January 12, 2017 by directorfsm
For I delight in the law of God, in my inner being, but I see in my members another law waging war against the law of my mind and making me captive to the law of sin that dwells in my members. Wretched man that I am! Who will deliver me from this body of death? Thanks be to God through Jesus Christ our Lord!
(Rom. 7: 22– 25)
Jesus, though I’m conflict avoidant by nature and choice, this is one conflict about which I am actually excited. The very fact that there’s a war going on inside of me is a good thing, especially since the combatants are the gospel and my sinful nature. For this means that the outcome of this war has already been decided. The gospel will prevail! Yet I’m not naïve about the “mop-up” operation. Growing in grace is great, but it sure gets messy and intense.
The only reason I now delight in God’s law, in my heart of hearts, is because the demands of the law drove me to you, Jesus. I needed a substitute and a Savior, not a model and a coach.
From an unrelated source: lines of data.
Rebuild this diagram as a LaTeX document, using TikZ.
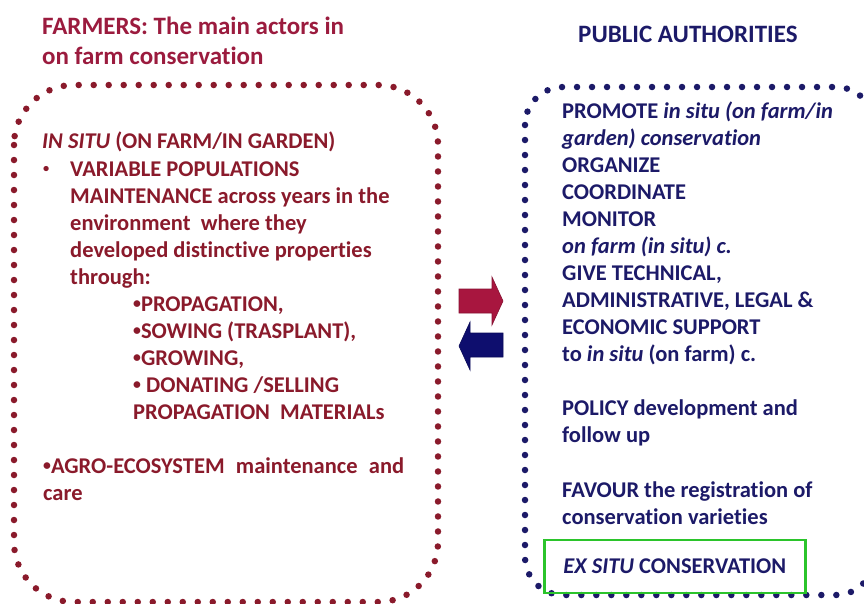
\documentclass[tikz,border=0pt]{standalone}
\usepackage{fontspec}
\setmainfont{Carlito}[Ligatures=NoCommon]
\usetikzlibrary{positioning}

\definecolor{farmred}{HTML}{8A1A2B}
\definecolor{titlered}{HTML}{9B1B3E}
\definecolor{arrowred}{HTML}{A8163F}
\definecolor{authblue}{HTML}{1C1A68}
\definecolor{arrowblue}{HTML}{0E0E6E}
\definecolor{exgreen}{HTML}{2BC42B}

\newcommand\smbul{\raisebox{2.8pt}{\scalebox{0.7}{•}}}

\begin{document}
\begin{tikzpicture}[x=1pt,y=-1pt,
    bodyfont/.style={font=\bfseries\fontsize{22.5}{27.1}\selectfont},
    farmtext/.style={bodyfont,anchor=base west,inner sep=0pt,align=left,text=farmred},
    authtext/.style={bodyfont,anchor=base west,inner sep=0pt,align=left,text=authblue},
    dotline/.style={line width=6.5pt,dash pattern=on 0pt off 15pt,line cap=round}]
    \useasboundingbox (0,0) rectangle (864,603);
    \clip (0,0) rectangle (864,603);

    % titles (a multi-line node sits on the baseline of its last line)
    \node[anchor=base west,inner sep=0pt,align=left,text=titlered,
          font=\bfseries\fontsize{25}{30}\selectfont] (farmers) at (42,64)
          {FARMERS: The main actors in\\on farm conservation};
    \node[anchor=base west,inner sep=0pt,text=authblue,
          font=\bfseries\fontsize{25}{30}\selectfont] (authorities) at (578,42)
          {PUBLIC AUTHORITIES};

    % dotted boxes
    \draw[dotline,farmred,rounded corners=60pt] (14,85) rectangle (438,602);
    \draw[dotline,authblue,rounded corners=38pt] (525,87) rectangle (874,595);

    % farmers side
    \node[farmtext] (insitu) at (42,148) {\textit{IN SITU} (ON FARM/IN GARDEN)};
    \node[farmtext] (bullet) at (43,176) {\raisebox{3.6pt}{\scalebox{0.55}{•}}};
    \node[farmtext] (varpop) at (70,284.4)
          {VARIABLE POPULATIONS\\MAINTENANCE across years in the\\environment~ where they\\developed distinctive properties\\through:};
    \node[farmtext] (steps) at (133,419.4)
          {\smbul PROPAGATION,\\\smbul SOWING (TRASPLANT),\\\smbul GROWING,\\\smbul{} DONATING /SELLING\\PROPAGATION~ MATERIALs};
    \node[farmtext] (agro) at (43,500.1)
          {\makebox[361pt][s]{\smbul AGRO-ECOSYSTEM maintenance and}\\care};

    % arrows between the two
    \filldraw[fill=arrowred,draw=arrowred!80!black,line width=0.6pt]
        (459,289) -- (492,289) -- (492,277) -- (503,301) -- (492,325) -- (492,313) -- (459,313) -- cycle;
    \filldraw[fill=arrowblue,draw=arrowblue!80!black,line width=0.6pt]
        (503,333) -- (470,333) -- (470,322) -- (459,346) -- (470,370) -- (470,357) -- (503,357) -- cycle;

    % public authorities side
    \node[authtext] (promote) at (562,361.9)
          {PROMOTE \textit{in situ (on farm/in}\\\textit{garden) conservation}\\ORGANIZE\\COORDINATE\\MONITOR\\\textit{on farm (in situ) c.}\\GIVE TECHNICAL,\\ADMINISTRATIVE, LEGAL \&\\ECONOMIC SUPPORT\\to \textit{in situ} (on farm) c.};
    \node[authtext] (policy) at (562,442.1) {POLICY development and\\follow up};
    \node[authtext] (favour) at (562,524.1) {FAVOUR the registration of\\conservation varieties};
    \node[draw=exgreen,line width=2.8pt,anchor=west,inner xsep=19pt,minimum height=53pt,
          bodyfont,text=authblue] (exsitu) at (543,566.5) {\textit{EX SITU} CONSERVATION};
\end{tikzpicture}
\end{document}
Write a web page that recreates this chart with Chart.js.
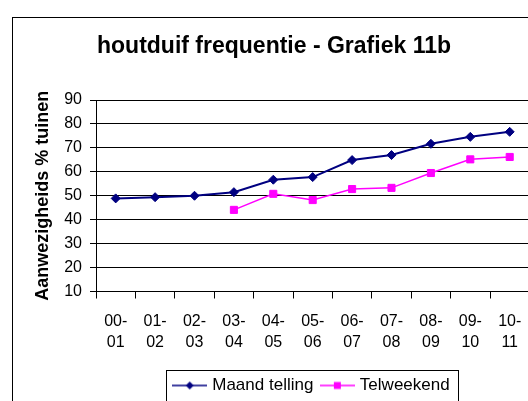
<!DOCTYPE html>
<html>
<head>
<meta charset="utf-8">
<script src="https://cdn.jsdelivr.net/npm/chart.js@4"></script>
<style>
  html, body { margin: 0; padding: 0; background: #fff; overflow: hidden; }
  #wrap { width: 548px; height: 404px; }
</style>
</head>
<body>
<div id="wrap"><canvas id="myChart" width="548" height="404"></canvas></div>
<script>
// seizoenen (x-as), twee regels per label
var seasons = [['00-', '01'], ['01-', '02'], ['02-', '03'], ['03-', '04'], ['04-', '05'], ['05-', '06'],
               ['06-', '07'], ['07-', '08'], ['08-', '09'], ['09-', '10'], ['10-', '11']];
var maandTelling = [48.9, 49.4, 50.0, 51.5, 56.7, 57.8, 64.9, 67.0, 71.7, 74.6, 76.7];
var telweekend = [null, null, null, 44.1, 50.8, 48.2, 52.8, 53.3, 59.5, 65.2, 66.2];
var yMin = 10, yMax = 90, yStep = 10;

var FONT = '"Liberation Sans", Arial, sans-serif';

// legend icons: line with marker in the middle
function legendIcon(color, shape) {
  var c = document.createElement('canvas');
  c.width = 35; c.height = 12;
  var g = c.getContext('2d');
  g.strokeStyle = color; g.lineWidth = 1.5;
  g.beginPath(); g.moveTo(0, 6); g.lineTo(35, 6); g.stroke();
  g.fillStyle = color;
  g.beginPath();
  if (shape === 'diamond') {
    g.moveTo(17.5, 2); g.lineTo(21.5, 6); g.lineTo(17.5, 10); g.lineTo(13.5, 6);
  } else {
    g.rect(14, 2.5, 7, 7);
  }
  g.closePath(); g.fill();
  return c;
}
var icons = [legendIcon('#000080', 'diamond'), legendIcon('#ff00ff', 'square')];

var framePlugin = {
  id: 'frame',
  beforeDraw: function (chart) {
    var c = chart.ctx;
    c.save();
    c.fillStyle = '#fff';
    c.fillRect(0, 0, chart.width, chart.height);
    c.strokeStyle = '#000';
    c.lineWidth = 1;
    c.strokeRect(12.5, 17.5, 600, 500);
    c.restore();
  },
  afterDraw: function (chart) {
    var hb = chart.legend.legendHitBoxes;
    if (!hb || !hb.length) return;
    var c = chart.ctx;
    var last = hb[hb.length - 1];
    var l = Math.round(hb[0].left - 9.5) + 0.5;
    var r = Math.round(last.left + last.width + 8) + 0.5;
    var t = Math.round(hb[0].top - 7.5) + 0.5;
    c.save();
    c.strokeStyle = '#000';
    c.lineWidth = 1;
    c.strokeRect(l, t, r - l, 100);
    c.restore();
  }
};

var ctx = document.getElementById('myChart').getContext('2d');
var myChart = new Chart(ctx, {
  type: 'line',
  data: {
    labels: seasons,
    datasets: [{
      label: 'Maand telling',
      data: maandTelling,
      borderColor: '#000080',
      backgroundColor: '#000080',
      borderWidth: 2,
      pointStyle: 'rectRot',
      pointRadius: 4.5,
      pointBorderWidth: 1,
      fill: false,
      tension: 0
    }, {
      label: 'Telweekend',
      data: telweekend,
      borderColor: '#ff00ff',
      backgroundColor: '#ff00ff',
      borderWidth: 1.5,
      pointStyle: 'rect',
      pointRadius: 5,
      pointBorderWidth: 1,
      fill: false,
      tension: 0
    }]
  },
  options: {
    responsive: false,
    animation: false,
    devicePixelRatio: 1,
    layout: { padding: 0 },
    scales: {
      x: {
        offset: true,
        grid: { display: true, drawOnChartArea: false, drawTicks: true, tickLength: 7, offset: true, color: '#000' },
        border: { display: true, color: '#000' },
        ticks: { color: '#000', font: { family: FONT, size: 16, lineHeight: 1.3 }, padding: 13, maxRotation: 0, autoSkip: false },
        afterFit: function (s) { s.height = 75.5; }
      },
      y: {
        min: yMin,
        max: yMax,
        grid: { color: '#000', tickLength: 6 },
        border: { display: true, color: '#000' },
        ticks: { stepSize: yStep, color: '#000', font: { family: FONT, size: 16 }, padding: 8 },
        title: {
          display: true,
          text: 'Aanwezigheids % tuinen',
          color: '#000',
          font: { family: FONT, size: 18, weight: 'bold' },
          padding: { top: 32, bottom: 0 }
        },
        afterFit: function (s) { s.width = 96; }
      },
      yR: {
        position: 'right',
        display: true,
        grid: { display: false, drawTicks: false },
        border: { display: false },
        ticks: { display: false },
        afterFit: function (s) { s.width = 18.6; }
      }
    },
    plugins: {
      title: {
        display: true,
        text: 'houtduif frequentie - Grafiek 11b',
        color: '#000',
        font: { family: FONT, size: 23, weight: 'bold' },
        padding: { top: 33, bottom: 39.4 }
      },
      legend: {
        display: true,
        position: 'bottom',
        fullSize: false,
        labels: {
          color: '#000',
          font: { family: FONT, size: 17 },
          usePointStyle: true,
          pointStyleWidth: 28,
          padding: 10,
          generateLabels: function (chart) {
            var items = Chart.defaults.plugins.legend.labels.generateLabels(chart);
            items.forEach(function (it, i) { it.pointStyle = icons[i]; });
            return items;
          }
        }
      },
      tooltip: { enabled: false }
    }
  },
  plugins: [framePlugin]
});
</script>
</body>
</html>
You perfectly met all the requirements of God’s law for me, and you’ve exhausted his judgment against all my law breaking. This is the good news, indeed.
The messy part of knowing you comes from your commitment to make me like yourself. You’re more committed to getting “heaven” in me than getting me into heaven. Why couldn’t you have just glorified me after justifying me? It would’ve been so much easier. Why couldn’t we have just skipped over the whole sanctification process?
Silly questions, indeed. I’m just very thankful to know that one day I will be as loving and as lovely as you, for the Father will complete his work in each of his children, including me. Until that day, here’s my prayer . . .
Jesus, allow me to grieve the sinfulness of sin— the sinfulness of my sins. Now that I’m no longer guilty or condemned, let me fearlessly see my sins, ruthlessly hate my sins, and relentlessly repent of my sins. Increase my love for holiness and decrease my self-contempt. Only the gospel can bring me such freedom. Only by seeing more of you, Jesus, will I delight in this journey.
Jesus, you’re the end of all my wretchedness. You’re the one who’s rescuing me from this “body of death”— all the effects and residue of the fall, all the trappings of my graveclothes, every semblance of every way I’m not like you. Thank you, thank you, thank you. I pray in your most powerful and loving name. Amen.